Why do we forget most of what we read and watch?

Not just what we read and watch. But also what we have written. And, if you were Johnny Carson, who you had just interviewed.

It’s an oddity peculiar to the live performer’s divided brain that needs exploring. It has to do with the fact that you — and the “you” that performs — are not identical.

I get the same thing all the time, whenever anyone asks me on a Monday morning what I did in the weekend.

Perhaps me and the “me” that was in the weekend are not identical. Certainly, my brain is in a totally different place — one that has difficulty piecing together an eventful yesterday.

Dundee’s new dawn: From invisible town to Scotland’s coolest city

In September, Scotland’s first dedicated design museum arrives in the shape of the V&A Dundee. For the city’s inhabitants, there’s a cautious optimism in the air.

A good, balanced piece about Dundee. Cautious optimism is a great way to describe the atmosphere of Dundee.

When I moved to Dundee in 2010, people told me it was up and coming. The waterfront area has been in a constant state of flux, as 40-year-old buildings make way for a new masterplan. The roadworks and upheaval are dealt with through gritted teeth, in recognition that this is all for the greater good in the long term.

Dundee is still up and coming in 2018. The question is: when will it actually come up?

What makes the perfect office?

Lessons for architects, designers and managers. What research has shown about office design and productivity.

It turns out that the most productive spaces aren’t the ones that are tasteful, “look professional” or have been designed by a starchitect. They are spaces that empowered people to make the space their own.

> … [T George] Harris scoured the academic literature for any evidence that good design helped people to get things done, or to be happier in the office. He couldn’t find it. “People suddenly put into “good design” did not seem to wake up and love it,” he wrote. What people love, instead, is the ability to control the space in which they work – even if they end up filling the space with kitsch, or dog photos, or even – shudder – garden gnomes.

Trained designers tend to have a strong idea of what good taste is. But that often flies in the face of what most people actually want.

Unsexy fundamentals focus: User experiences that print money

An extraordinary example of someone trying to give a publisher a lot of money — and the publisher making that experience as difficult as possible.

I’ve said before that I don’t have much sympathy for most publishers who are struggling. This is one example of exactly why many of their struggles are largely their own fault.

It beggars belief that a publisher should make it so hard to buy their product online.

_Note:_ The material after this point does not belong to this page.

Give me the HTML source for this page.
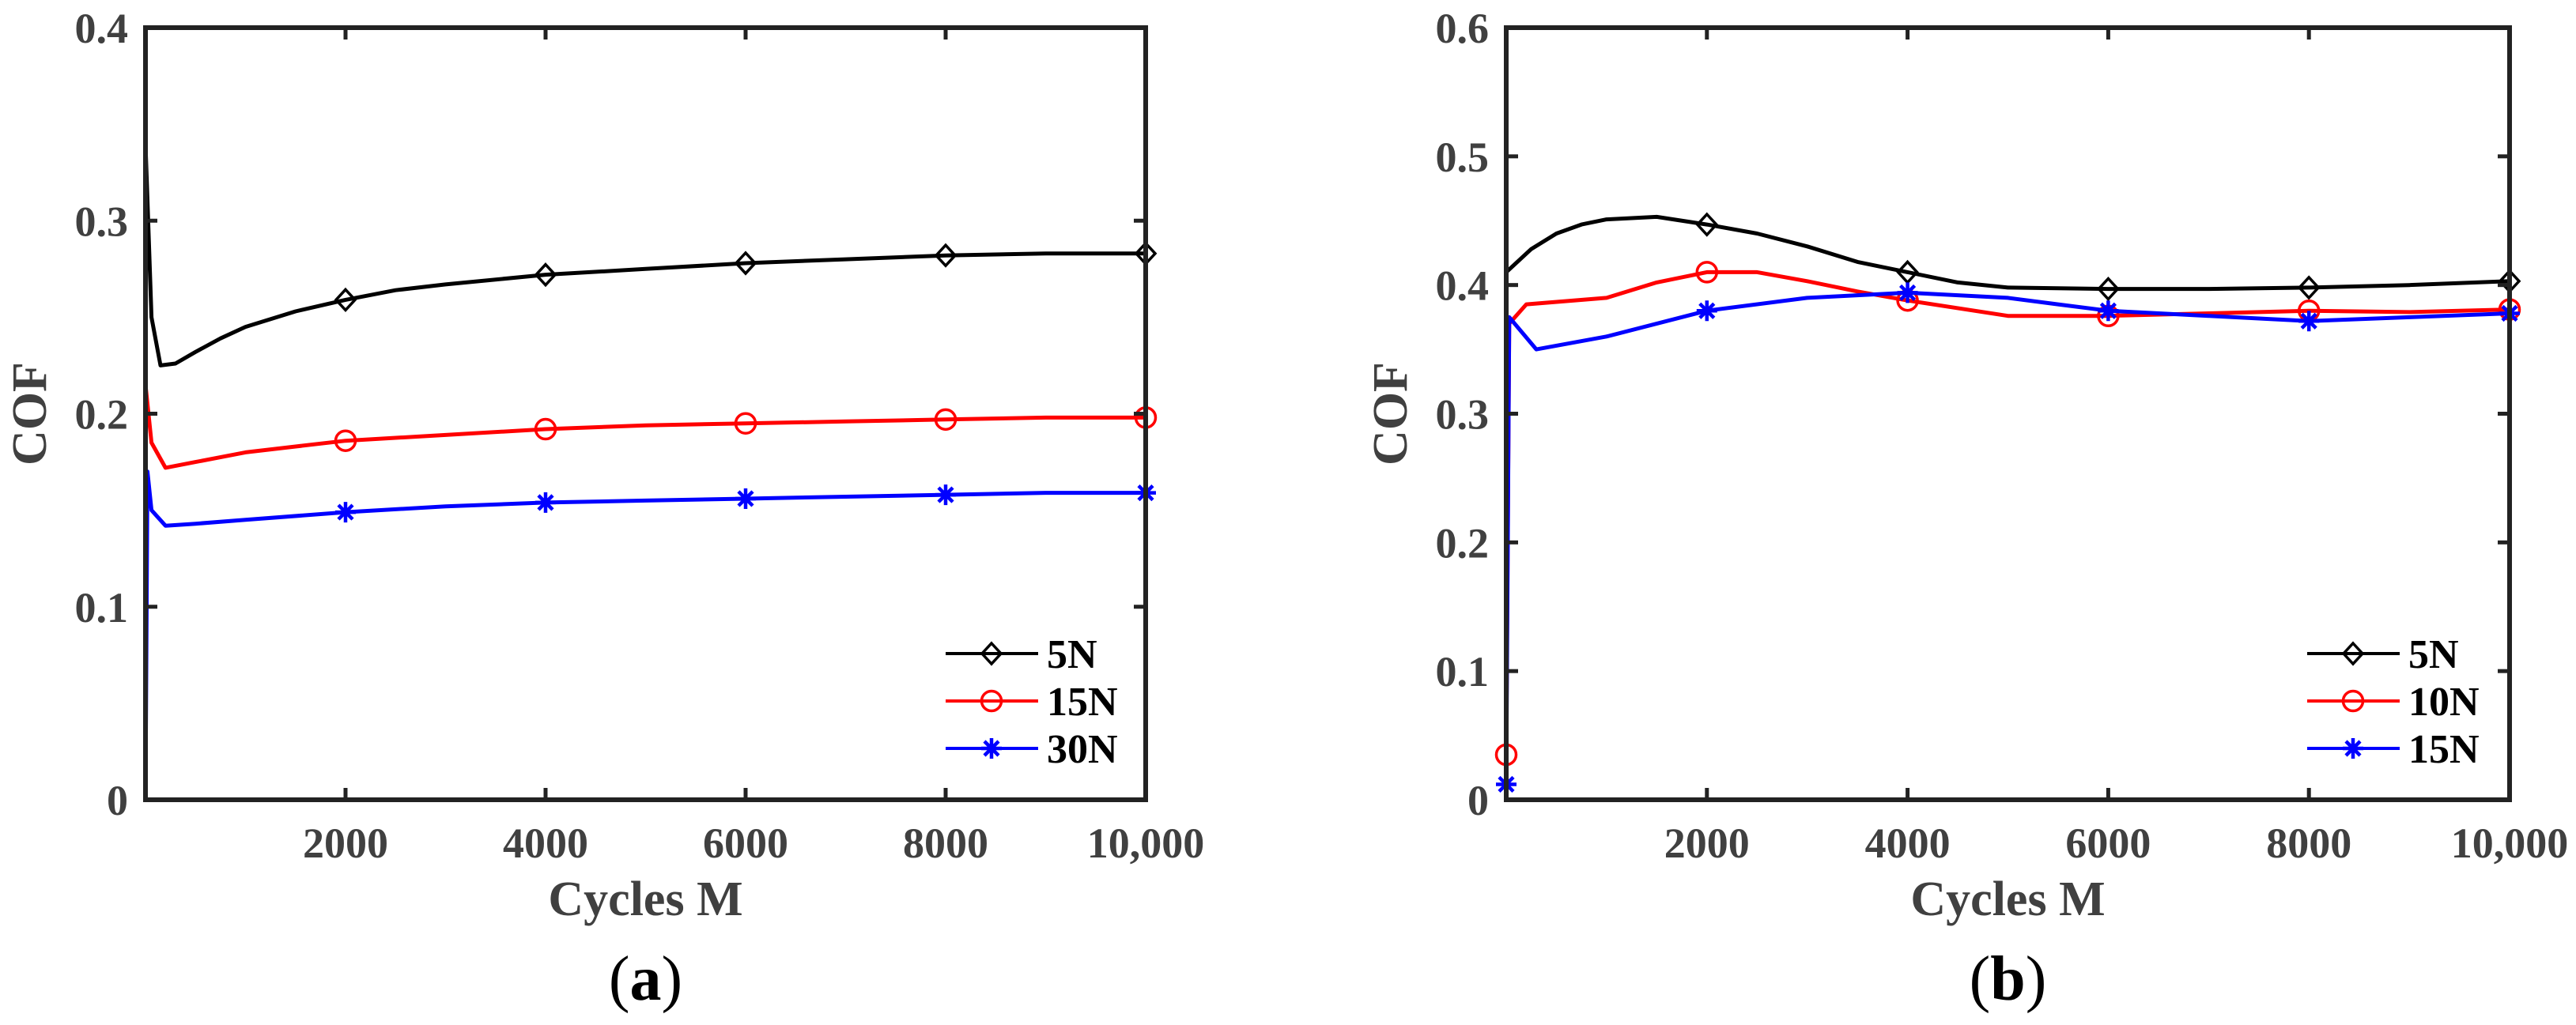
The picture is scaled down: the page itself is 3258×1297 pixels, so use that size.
<!DOCTYPE html>
<html><head><meta charset="utf-8"><style>
html,body{margin:0;padding:0;background:#fff;}
svg{display:block;font-family:"Liberation Serif",serif;}
</style></head><body>
<svg id="fig" width="3258" height="1297" viewBox="0 0 3258 1297" xmlns="http://www.w3.org/2000/svg"></svg>
<script>
// ---- Panel (a) data ----
const aX5 = [0, 60, 150, 300, 500, 750, 1000, 1500, 2000, 2500, 3000, 4000, 5000, 6000, 7000, 8000, 9000, 10000];
const aY5 = [0.34, 0.25, 0.225, 0.226, 0.232, 0.239, 0.245, 0.253, 0.259, 0.264, 0.267, 0.272, 0.275, 0.278, 0.280, 0.282, 0.283, 0.283];
const aX15 = [0, 60, 200, 500, 1000, 1500, 2000, 3000, 4000, 5000, 6000, 7000, 8000, 9000, 10000];
const aY15 = [0.215, 0.185, 0.172, 0.175, 0.180, 0.183, 0.186, 0.189, 0.192, 0.194, 0.195, 0.196, 0.197, 0.198, 0.198];
const aX30 = [0, 20, 60, 200, 500, 1000, 2000, 3000, 4000, 5000, 6000, 7000, 8000, 9000, 10000];
const aY30 = [0, 0.17, 0.15, 0.142, 0.143, 0.145, 0.149, 0.152, 0.154, 0.155, 0.156, 0.157, 0.158, 0.159, 0.159];
const aMarkX = [2000, 4000, 6000, 8000, 10000];
// ---- Panel (b) data ----
const bX5 = [0, 250, 500, 750, 1000, 1500, 2000, 2500, 3000, 3500, 4000, 4500, 5000, 6000, 7000, 8000, 9000, 10000];
const bY5 = [0.41, 0.428, 0.44, 0.447, 0.451, 0.453, 0.447, 0.44, 0.43, 0.418, 0.41, 0.402, 0.398, 0.397, 0.397, 0.398, 0.40, 0.403];
const bX10 = [0, 30, 200, 1000, 1500, 2000, 2500, 3000, 3500, 4000, 5000, 6000, 7000, 8000, 9000, 10000];
const bY10 = [0.035, 0.37, 0.385, 0.39, 0.402, 0.41, 0.41, 0.403, 0.395, 0.388, 0.376, 0.376, 0.378, 0.38, 0.379, 0.381];
const bX15 = [0, 30, 300, 1000, 2000, 3000, 4000, 5000, 5500, 6000, 7000, 8000, 9000, 10000];
const bY15 = [0.012, 0.375, 0.35, 0.36, 0.38, 0.39, 0.394, 0.39, 0.385, 0.38, 0.376, 0.372, 0.375, 0.378];
const bMarkX5 = [2000, 4000, 6000, 8000, 10000];
const bMarkX = [0, 2000, 4000, 6000, 8000, 10000];
const xTicks = [2000, 4000, 6000, 8000, 10000];
const xTickLabels = ["2000", "4000", "6000", "8000", "10,000"];
const aYTicks = [0, 0.1, 0.2, 0.3, 0.4];
const aYLabels = ["0", "0.1", "0.2", "0.3", "0.4"];
const bYTicks = [0, 0.1, 0.2, 0.3, 0.4, 0.5, 0.6];
const bYLabels = ["0", "0.1", "0.2", "0.3", "0.4", "0.5", "0.6"];
const aNames = ["5N", "15N", "30N"];
const bNames = ["5N", "10N", "15N"];

const svg = document.getElementById('fig');
const NS = 'http://www.w3.org/2000/svg';
function mk(tag, attrs, parent) {
  const e = document.createElementNS(NS, tag);
  for (const k in attrs) e.setAttribute(k, attrs[k]);
  (parent || svg).appendChild(e);
  return e;
}
function interp(xs, ys, x) {
  for (let i = 0; i < xs.length - 1; i++) {
    if (x >= xs[i] && x <= xs[i + 1]) {
      const t = (x - xs[i]) / (xs[i + 1] - xs[i]);
      return ys[i] + t * (ys[i + 1] - ys[i]);
    }
  }
  return ys[ys.length - 1];
}
function marker(g, type, color, x, y) {
  if (type === 'diamond') {
    mk('polygon', {points: `${x},${y-13} ${x+12},${y} ${x},${y+13} ${x-12},${y}`, fill: 'none', stroke: color, 'stroke-width': 3.5}, g);
  } else if (type === 'circle') {
    mk('circle', {cx: x, cy: y, r: 12.5, fill: 'none', stroke: color, 'stroke-width': 3.5}, g);
  } else {
    const r = 13;
    mk('path', {d: `M${x-r},${y}H${x+r}M${x},${y-r}V${y+r}M${x-9},${y-9}L${x+9},${y+9}M${x-9},${y+9}L${x+9},${y-9}`, stroke: color, 'stroke-width': 4.5}, g);
  }
}
function panel(opt) {
  const {L, R, T, B, ymax, yTicks, yLabels, series, names, tag, legX} = opt;
  const g = mk('g', {});
  
  
  const sx = v => L + (v / 10000) * (R - L);
  const sy = v => B - (v / ymax) * (B - T);
  series.forEach((s, si) => {
    const sg = mk('g', {}, g);
    
    
    const d = s.x.map((v, i) => (i ? 'L' : 'M') + sx(v).toFixed(1) + ',' + sy(s.y[i]).toFixed(1)).join('');
    mk('path', {d, fill: 'none', stroke: s.color, 'stroke-width': 5, 'stroke-linejoin': 'round'}, sg);
    s.mx.forEach(mv => marker(sg, s.m, s.color, sx(mv), sy(interp(s.x, s.y, mv))));
  });
  const box = mk('rect', {x: L, y: T, width: R - L, height: B - T, fill: 'none', stroke: '#222', 'stroke-width': 6}, g);
  
  
  xTicks.forEach((t, i) => {
    mk('line', {x1: sx(t), x2: sx(t), y1: B, y2: B - 15, stroke: '#222', 'stroke-width': 5}, g);
    mk('line', {x1: sx(t), x2: sx(t), y1: T, y2: T + 15, stroke: '#222', 'stroke-width': 5}, g);
    const tx = mk('text', {x: sx(t), y: 1085, 'text-anchor': 'middle', 'font-size': 54, 'font-weight': 'bold', fill: '#404040'}, g);
    tx.textContent = xTickLabels[i];
    
    
  });
  yTicks.forEach((t, i) => {
    mk('line', {x1: L, x2: L + 15, y1: sy(t), y2: sy(t), stroke: '#222', 'stroke-width': 5}, g);
    mk('line', {x1: R, x2: R - 15, y1: sy(t), y2: sy(t), stroke: '#222', 'stroke-width': 5}, g);
    const ty = mk('text', {x: L - 22, y: sy(t) + 19, 'text-anchor': 'end', 'font-size': 54, 'font-weight': 'bold', fill: '#404040'}, g);
    ty.textContent = yLabels[i];
    
    
  });
  const xt = mk('text', {x: (L + R) / 2, y: 1158, 'text-anchor': 'middle', 'font-size': 62, 'font-weight': 'bold', fill: '#404040'}, g);
  xt.textContent = 'Cycles M';
  
  
  const yt = mk('text', {x: L - 126, y: (T + B) / 2, 'text-anchor': 'middle', 'font-size': 62, 'font-weight': 'bold', fill: '#404040', transform: `rotate(-90 ${L - 126} ${(T + B) / 2})`}, g);
  yt.textContent = 'COF';
  
  
  const cap = mk('text', {x: (L + R) / 2, y: 1265, 'text-anchor': 'middle', 'font-size': 80, fill: '#000'}, g);
  cap.innerHTML = '(<tspan font-weight="bold">' + tag + '</tspan>)';
  
  
  series.forEach((s, si) => {
    const ly = 827 + si * 60;
    const lg = mk('g', {}, g);
    
    
    mk('line', {x1: legX, x2: legX + 117, y1: ly, y2: ly, stroke: s.color, 'stroke-width': 4}, lg);
    marker(lg, s.m, s.color, legX + 58, ly);
    const lt = mk('text', {x: legX + 128, y: ly + 18, 'font-size': 52, 'font-weight': 'bold', fill: '#000'}, lg);
    lt.textContent = names[si];
  });
}
panel({L: 184, R: 1449, T: 35, B: 1012, ymax: 0.4, yTicks: aYTicks, yLabels: aYLabels, names: aNames, tag: 'a', legX: 1196,
  series: [
    {x: aX5, y: aY5, color: '#000', m: 'diamond', mx: aMarkX},
    {x: aX15, y: aY15, color: '#f00', m: 'circle', mx: aMarkX},
    {x: aX30, y: aY30, color: '#00f', m: 'star', mx: aMarkX}
  ]});
panel({L: 1905, R: 3174, T: 35, B: 1012, ymax: 0.6, yTicks: bYTicks, yLabels: bYLabels, names: bNames, tag: 'b', legX: 2918,
  series: [
    {x: bX5, y: bY5, color: '#000', m: 'diamond', mx: bMarkX5},
    {x: bX10, y: bY10, color: '#f00', m: 'circle', mx: bMarkX},
    {x: bX15, y: bY15, color: '#00f', m: 'star', mx: bMarkX}
  ]});
</script>
</body></html>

Many of them have a long hill to climb.

The tools matter and the tools don’t matter

It is easy to sneer at a question about what brand of pen to use, or whether you should use a pencil or a typewriter.

But in this piece, Austin Kleon argues that different tools *can* help you “get you to a certain way of working in which you can get your conscious, mechanical mind out of the way” to enable creativity.

> …handwriting is great for coming up with ideas, for note-taking and big picture thinking…
>
> Typing, on the other hand, is great for producing writing for other people… There’s a thing called “transcription fluency,” which boils down to: “when your fingers can’t move as fast as your thoughts, your ideas suffer.”

My original iPod is a time capsule from 2002

What happened when one person started up his iPod for the first time in 15 years.

…I also came across music and artists which made me wonder what on earth I was thinking of when I loaded their tracks into iTunes. If I could talk to my 2002 self, I would sit him down and explain that Limp Bizkit’s album Chocolate Starfish and the Hot Dog Flavored Water is an abomination and not at all funny (my London music buddies and I thought it was hilarious at the time)…

…looking back through the playlists on my first and oldest iPod I was struck by the fact that some of the music from 2001 and 2002 seemed far more dated than some of the ’70s, ’80s, and ’90s.

I certainly have a memory of music from 2001/2002. In fact, because of my age, it is precisely when a lot of my favourite music was released. But I do wonder what I would discover if I found my iTunes library from that period, warts and all?

What colour is a tennis ball?

It’s the dress part two!

I make this decision as much on the basis of what I think I know about tennis balls—that they are yellow—as I do on what color I recall that they looked when I last saw one… In other words, like the color of a lot of objects, how we label [a tennis ball] is determined both by perceptual and cognitive factors: the actual physical light entering your eye and … knowledge about what people have typically labeled the objects.

I have to say, it never occurred to me that a tennis ball might be any colour other than yellow.